**Stored data:**
+---+

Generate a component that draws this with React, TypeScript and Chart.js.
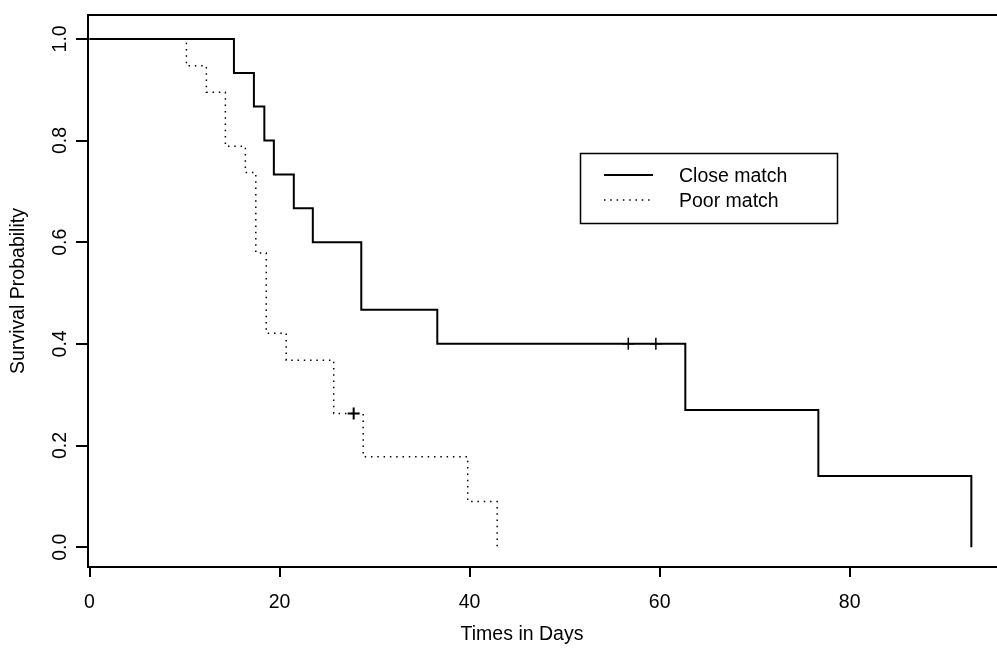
import React, { useEffect, useRef } from 'react';
import { Chart, registerables } from 'chart.js';

Chart.register(...registerables);

// ---- data ----
const seriesLabels = ['Close match', 'Poor match'];

const closeTimes = [0, 15.2, 17.3, 18.4, 19.4, 21.5, 23.5, 28.6, 36.6, 62.7, 76.7, 92.8];
const closeSurv = [1.0, 0.933, 0.867, 0.8, 0.733, 0.667, 0.6, 0.467, 0.4, 0.27, 0.14, 0.0];
const closeCensorTimes = [56.7, 59.6];
const closeCensorSurv = [0.4, 0.4];

const poorTimes = [0, 10.2, 12.3, 14.3, 16.4, 17.5, 18.6, 20.7, 25.7, 28.8, 39.8, 42.9];
const poorSurv = [1.0, 0.947, 0.895, 0.789, 0.737, 0.579, 0.421, 0.368, 0.263, 0.178, 0.09, 0.0];
const poorCensorTimes = [27.8];
const poorCensorSurv = [0.263];

const xTicks = [0, 20, 40, 60, 80];
const yTicks = [0, 0.2, 0.4, 0.6, 0.8, 1.0];
const xTitle = 'Times in Days';
const yTitle = 'Survival Probability';

const FONT = '"Liberation Sans", Arial, Helvetica, sans-serif';
const FSIZE = 19.5;

const pts = (xs: number[], ys: number[]) => xs.map((x, i) => ({ x, y: ys[i] }));

const framePlugin = {
  id: 'kmFrame',
  afterDatasetsDraw(chart: any) {
    const { ctx, chartArea } = chart;
    const ds = chart.data.datasets;
    ctx.save();
    // top border of the plot box
    ctx.strokeStyle = '#000';
    ctx.lineWidth = 2;
    ctx.setLineDash([]);
    ctx.beginPath();
    ctx.moveTo(chartArea.left, chartArea.top);
    ctx.lineTo(chartArea.right, chartArea.top);
    ctx.stroke();

    // legend box
    ctx.lineWidth = 1.5;
    ctx.strokeRect(580.5, 153.5, 257, 70);
    const rowY = [175, 200];
    [0, 1].forEach((i) => {
      const d = ds[i];
      ctx.save();
      ctx.lineWidth = d.borderWidth;
      ctx.setLineDash(d.borderDash || []);
      ctx.strokeStyle = d.borderColor;
      ctx.beginPath();
      ctx.moveTo(604, rowY[i]);
      ctx.lineTo(653, rowY[i]);
      ctx.stroke();
      ctx.restore();
      ctx.fillStyle = '#000';
      ctx.font = `${FSIZE}px ${FONT}`;
      ctx.textBaseline = 'middle';
      ctx.textAlign = 'left';
      ctx.fillText(d.label, 679, rowY[i] + 2);
    });

    // x-axis title (centred where the original places it)
    ctx.font = `${FSIZE}px ${FONT}`;
    ctx.textAlign = 'center';
    ctx.textBaseline = 'middle';
    ctx.fillText(xTitle, 522, 635);
    ctx.restore();
  },
};

export default function App() {
  const ref = useRef<HTMLCanvasElement | null>(null);

  useEffect(() => {
    if (!ref.current) return;
    const chart = new Chart(ref.current, {
      type: 'line',
      data: {
        datasets: [
          {
            label: seriesLabels[0],
            data: pts(closeTimes, closeSurv),
            stepped: 'before',
            borderColor: '#000',
            borderWidth: 2,
            pointRadius: 0,
            fill: false,
          },
          {
            label: seriesLabels[1],
            data: pts(poorTimes, poorSurv),
            stepped: 'before',
            borderColor: '#000',
            borderWidth: 1.5,
            borderDash: [1.5, 4.8],
            borderCapStyle: 'butt',
            pointRadius: 0,
            fill: false,
          },
          {
            label: 'Close censored',
            data: pts(closeCensorTimes, closeCensorSurv),
            showLine: false,
            pointStyle: 'cross',
            pointRadius: 6,
            borderColor: '#000',
            borderWidth: 1.5,
          },
          {
            label: 'Poor censored',
            data: pts(poorCensorTimes, poorCensorSurv),
            showLine: false,
            pointStyle: 'cross',
            pointRadius: 6,
            borderColor: '#000',
            borderWidth: 2,
          },
        ],
      } as any,
      options: {
        animation: false,
        responsive: false,
        maintainAspectRatio: false,
        layout: { autoPadding: false, padding: { top: 15, right: 0, left: 0, bottom: 0 } },
        plugins: { legend: { display: false }, tooltip: { enabled: false } },
        scales: {
          x: {
            type: 'linear',
            min: -0.158,
            max: 95.5,
            afterBuildTicks: (s: any) => {
              s.ticks = xTicks.map((v) => ({ value: v }));
            },
            afterFit: (s: any) => {
              s.height = 83;
              s.paddingLeft = 0;
              s.paddingRight = 0;
            },
            ticks: {
              color: '#000',
              font: { family: FONT, size: FSIZE },
              padding: 14,
              maxRotation: 0,
              callback: (v: any) => String(v),
            },
            grid: { drawOnChartArea: false, drawTicks: true, tickLength: 10, color: '#000', lineWidth: 2 },
            border: { display: true, color: '#000', width: 2 },
            title: { display: false, text: xTitle },
          },
          y: {
            type: 'linear',
            min: -0.039,
            max: 1.047,
            afterBuildTicks: (s: any) => {
              s.ticks = yTicks.map((v) => ({ value: v }));
            },
            afterFit: (s: any) => {
              s.width = 88;
              s.paddingTop = 0;
              s.paddingBottom = 0;
            },
            ticks: {
              color: '#000',
              font: { family: FONT, size: FSIZE },
              padding: 2,
              minRotation: 90,
              maxRotation: 90,
              crossAlign: 'center',
              callback: (v: any) => Number(v).toFixed(1),
            },
            grid: { drawOnChartArea: false, drawTicks: true, tickLength: 12, color: '#000', lineWidth: 2 },
            border: { display: true, color: '#000', width: 2 },
            title: {
              display: true,
              text: yTitle,
              color: '#000',
              font: { family: FONT, size: FSIZE },
              padding: { top: 7, bottom: 4 },
            },
          },
        },
      } as any,
      plugins: [framePlugin],
    });
    return () => chart.destroy();
  }, []);

  return (
    <div style={{ position: 'fixed', left: 0, top: 0, width: 997, height: 650, background: '#fff' }}>
      <canvas ref={ref} width={997} height={650} style={{ display: 'block' }} />
    </div>
  );
}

+---+

Return to the listing above and set it down exactly, leaving out its pictures.

**Solution for this problem:**
Generate a component that draws this with React, TypeScript and Chart.js.
import React, { useEffect, useRef } from 'react';
import { Chart, registerables } from 'chart.js';

Chart.register(...registerables);

// ---- data ----
const seriesLabels = ['Close match', 'Poor match'];

const closeTimes = [0, 15.2, 17.3, 18.4, 19.4, 21.5, 23.5, 28.6, 36.6, 62.7, 76.7, 92.8];
const closeSurv = [1.0, 0.933, 0.867, 0.8, 0.733, 0.667, 0.6, 0.467, 0.4, 0.27, 0.14, 0.0];
const closeCensorTimes = [56.7, 59.6];
const closeCensorSurv = [0.4, 0.4];

const poorTimes = [0, 10.2, 12.3, 14.3, 16.4, 17.5, 18.6, 20.7, 25.7, 28.8, 39.8, 42.9];
const poorSurv = [1.0, 0.947, 0.895, 0.789, 0.737, 0.579, 0.421, 0.368, 0.263, 0.178, 0.09, 0.0];
const poorCensorTimes = [27.8];
const poorCensorSurv = [0.263];

const xTicks = [0, 20, 40, 60, 80];
const yTicks = [0, 0.2, 0.4, 0.6, 0.8, 1.0];
const xTitle = 'Times in Days';
const yTitle = 'Survival Probability';

const FONT = '"Liberation Sans", Arial, Helvetica, sans-serif';
const FSIZE = 19.5;

const pts = (xs: number[], ys: number[]) => xs.map((x, i) => ({ x, y: ys[i] }));

const framePlugin = {
  id: 'kmFrame',
  afterDatasetsDraw(chart: any) {
    const { ctx, chartArea } = chart;
    const ds = chart.data.datasets;
    ctx.save();
    // top border of the plot box
    ctx.strokeStyle = '#000';
    ctx.lineWidth = 2;
    ctx.setLineDash([]);
    ctx.beginPath();
    ctx.moveTo(chartArea.left, chartArea.top);
    ctx.lineTo(chartArea.right, chartArea.top);
    ctx.stroke();

    // legend box
    ctx.lineWidth = 1.5;
    ctx.strokeRect(580.5, 153.5, 257, 70);
    const rowY = [175, 200];
    [0, 1].forEach((i) => {
      const d = ds[i];
      ctx.save();
      ctx.lineWidth = d.borderWidth;
      ctx.setLineDash(d.borderDash || []);
      ctx.strokeStyle = d.borderColor;
      ctx.beginPath();
      ctx.moveTo(604, rowY[i]);
      ctx.lineTo(653, rowY[i]);
      ctx.stroke();
      ctx.restore();
      ctx.fillStyle = '#000';
      ctx.font = `${FSIZE}px ${FONT}`;
      ctx.textBaseline = 'middle';
      ctx.textAlign = 'left';
      ctx.fillText(d.label, 679, rowY[i] + 2);
    });

    // x-axis title (centred where the original places it)
    ctx.font = `${FSIZE}px ${FONT}`;
    ctx.textAlign = 'center';
    ctx.textBaseline = 'middle';
    ctx.fillText(xTitle, 522, 635);
    ctx.restore();
  },
};

export default function App() {
  const ref = useRef<HTMLCanvasElement | null>(null);

  useEffect(() => {
    if (!ref.current) return;
    const chart = new Chart(ref.current, {
      type: 'line',
      data: {
        datasets: [
          {
            label: seriesLabels[0],
            data: pts(closeTimes, closeSurv),
            stepped: 'before',
            borderColor: '#000',
            borderWidth: 2,
            pointRadius: 0,
            fill: false,
          },
          {
            label: seriesLabels[1],
            data: pts(poorTimes, poorSurv),
            stepped: 'before',
            borderColor: '#000',
            borderWidth: 1.5,
            borderDash: [1.5, 4.8],
            borderCapStyle: 'butt',
            pointRadius: 0,
            fill: false,
          },
          {
            label: 'Close censored',
            data: pts(closeCensorTimes, closeCensorSurv),
            showLine: false,
            pointStyle: 'cross',
            pointRadius: 6,
            borderColor: '#000',
            borderWidth: 1.5,
          },
          {
            label: 'Poor censored',
            data: pts(poorCensorTimes, poorCensorSurv),
            showLine: false,
            pointStyle: 'cross',
            pointRadius: 6,
            borderColor: '#000',
            borderWidth: 2,
          },
        ],
      } as any,
      options: {
        animation: false,
        responsive: false,
        maintainAspectRatio: false,
        layout: { autoPadding: false, padding: { top: 15, right: 0, left: 0, bottom: 0 } },
        plugins: { legend: { display: false }, tooltip: { enabled: false } },
        scales: {
          x: {
            type: 'linear',
            min: -0.158,
            max: 95.5,
            afterBuildTicks: (s: any) => {
              s.ticks = xTicks.map((v) => ({ value: v }));
            },
            afterFit: (s: any) => {
              s.height = 83;
              s.paddingLeft = 0;
              s.paddingRight = 0;
            },
            ticks: {
              color: '#000',
              font: { family: FONT, size: FSIZE },
              padding: 14,
              maxRotation: 0,
              callback: (v: any) => String(v),
            },
            grid: { drawOnChartArea: false, drawTicks: true, tickLength: 10, color: '#000', lineWidth: 2 },
            border: { display: true, color: '#000', width: 2 },
            title: { display: false, text: xTitle },
          },
          y: {
            type: 'linear',
            min: -0.039,
            max: 1.047,
            afterBuildTicks: (s: any) => {
              s.ticks = yTicks.map((v) => ({ value: v }));
            },
            afterFit: (s: any) => {
              s.width = 88;
              s.paddingTop = 0;
              s.paddingBottom = 0;
            },
            ticks: {
              color: '#000',
              font: { family: FONT, size: FSIZE },
              padding: 2,
              minRotation: 90,
              maxRotation: 90,
              crossAlign: 'center',
              callback: (v: any) => Number(v).toFixed(1),
            },
            grid: { drawOnChartArea: false, drawTicks: true, tickLength: 12, color: '#000', lineWidth: 2 },
            border: { display: true, color: '#000', width: 2 },
            title: {
              display: true,
              text: yTitle,
              color: '#000',
              font: { family: FONT, size: FSIZE },
              padding: { top: 7, bottom: 4 },
            },
          },
        },
      } as any,
      plugins: [framePlugin],
    });
    return () => chart.destroy();
  }, []);

  return (
    <div style={{ position: 'fixed', left: 0, top: 0, width: 997, height: 650, background: '#fff' }}>
      <canvas ref={ref} width={997} height={650} style={{ display: 'block' }} />
    </div>
  );
}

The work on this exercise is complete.